◆ **Goal**: Output every line of the material exactly, omitting images.

○ ○ ○

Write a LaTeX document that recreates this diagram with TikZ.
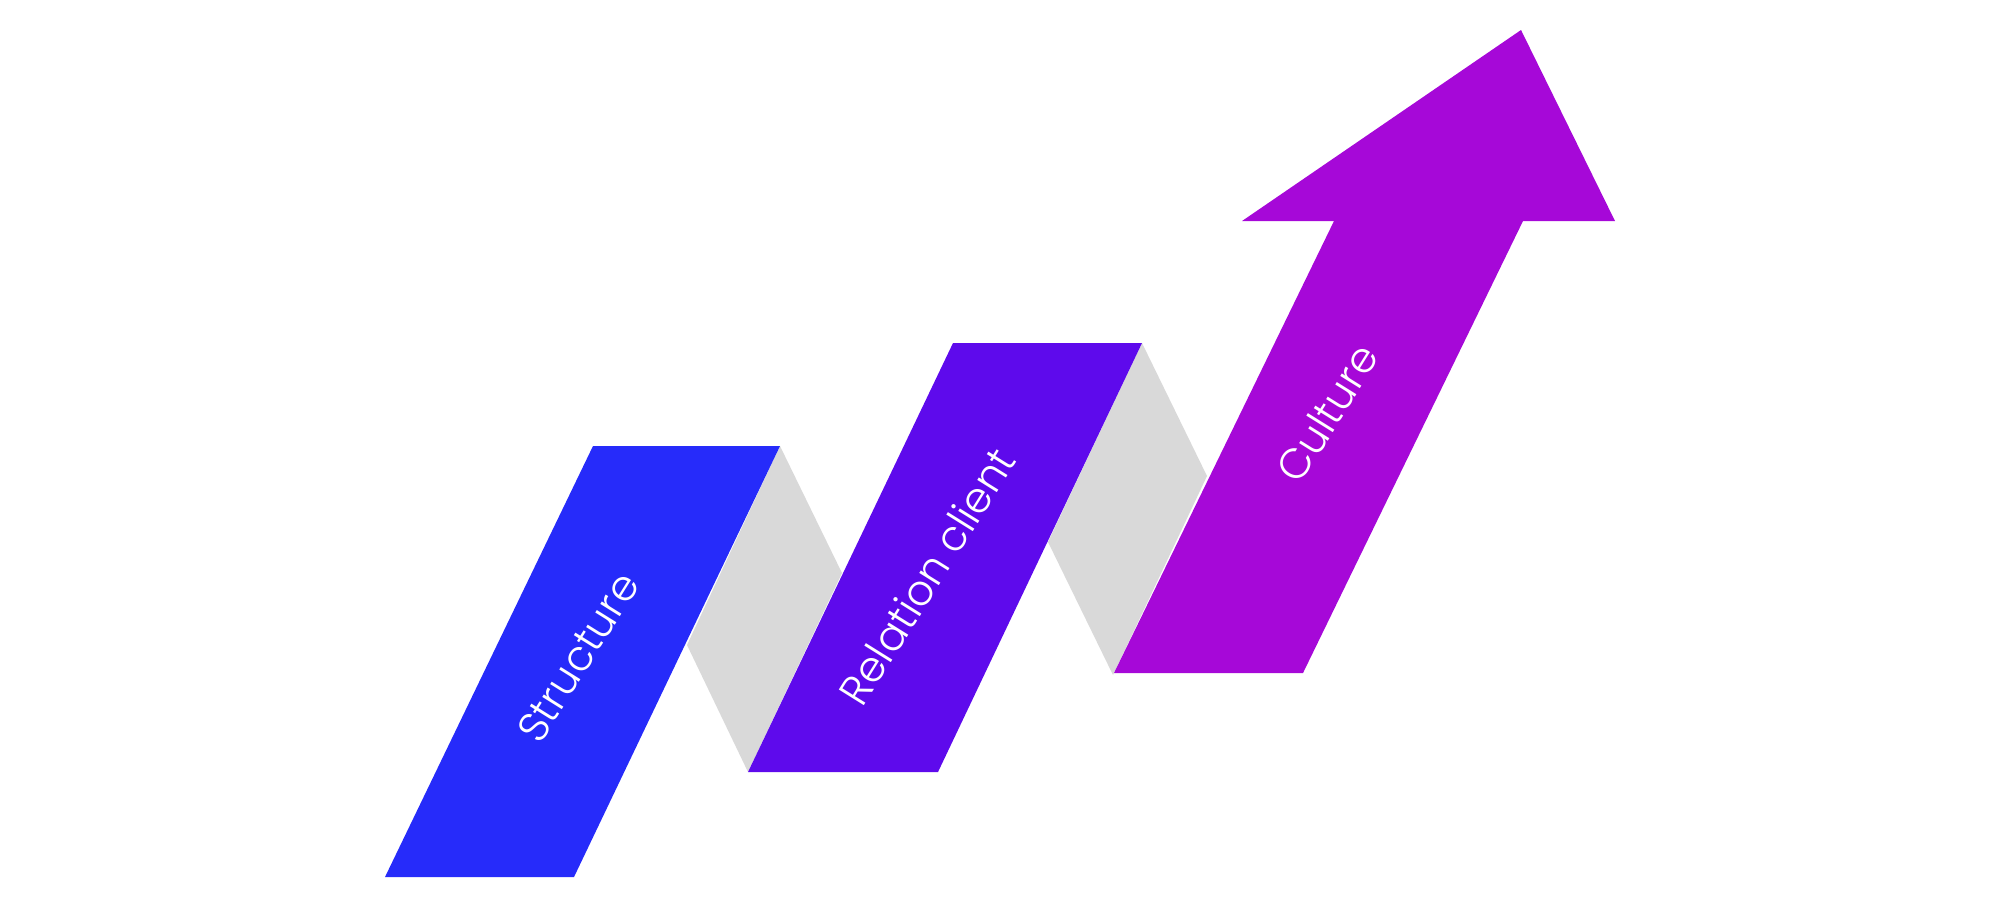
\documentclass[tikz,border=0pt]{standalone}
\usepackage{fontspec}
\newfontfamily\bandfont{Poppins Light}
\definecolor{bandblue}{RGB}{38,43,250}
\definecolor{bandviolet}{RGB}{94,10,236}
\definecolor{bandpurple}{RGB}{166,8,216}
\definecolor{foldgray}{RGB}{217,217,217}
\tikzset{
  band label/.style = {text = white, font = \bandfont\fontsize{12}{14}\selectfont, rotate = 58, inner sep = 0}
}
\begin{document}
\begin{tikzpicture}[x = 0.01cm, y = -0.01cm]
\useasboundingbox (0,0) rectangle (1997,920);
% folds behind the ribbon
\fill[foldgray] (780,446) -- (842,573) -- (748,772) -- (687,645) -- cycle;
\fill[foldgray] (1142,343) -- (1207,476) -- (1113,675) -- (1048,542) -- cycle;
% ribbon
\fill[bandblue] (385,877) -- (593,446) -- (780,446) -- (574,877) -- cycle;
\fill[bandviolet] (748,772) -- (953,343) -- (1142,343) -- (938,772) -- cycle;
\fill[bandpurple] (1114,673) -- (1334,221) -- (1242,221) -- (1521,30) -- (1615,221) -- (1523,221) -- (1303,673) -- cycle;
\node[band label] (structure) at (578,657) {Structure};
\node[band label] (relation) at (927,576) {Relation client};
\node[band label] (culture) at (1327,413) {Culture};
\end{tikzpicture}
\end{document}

○ ○ ○

◆ **Completed task**:
Write a LaTeX document that recreates this diagram with TikZ.
\documentclass[tikz,border=0pt]{standalone}
\usepackage{fontspec}
\newfontfamily\bandfont{Poppins Light}
\definecolor{bandblue}{RGB}{38,43,250}
\definecolor{bandviolet}{RGB}{94,10,236}
\definecolor{bandpurple}{RGB}{166,8,216}
\definecolor{foldgray}{RGB}{217,217,217}
\tikzset{
  band label/.style = {text = white, font = \bandfont\fontsize{12}{14}\selectfont, rotate = 58, inner sep = 0}
}
\begin{document}
\begin{tikzpicture}[x = 0.01cm, y = -0.01cm]
\useasboundingbox (0,0) rectangle (1997,920);
% folds behind the ribbon
\fill[foldgray] (780,446) -- (842,573) -- (748,772) -- (687,645) -- cycle;
\fill[foldgray] (1142,343) -- (1207,476) -- (1113,675) -- (1048,542) -- cycle;
% ribbon
\fill[bandblue] (385,877) -- (593,446) -- (780,446) -- (574,877) -- cycle;
\fill[bandviolet] (748,772) -- (953,343) -- (1142,343) -- (938,772) -- cycle;
\fill[bandpurple] (1114,673) -- (1334,221) -- (1242,221) -- (1521,30) -- (1615,221) -- (1523,221) -- (1303,673) -- cycle;
\node[band label] (structure) at (578,657) {Structure};
\node[band label] (relation) at (927,576) {Relation client};
\node[band label] (culture) at (1327,413) {Culture};
\end{tikzpicture}
\end{document}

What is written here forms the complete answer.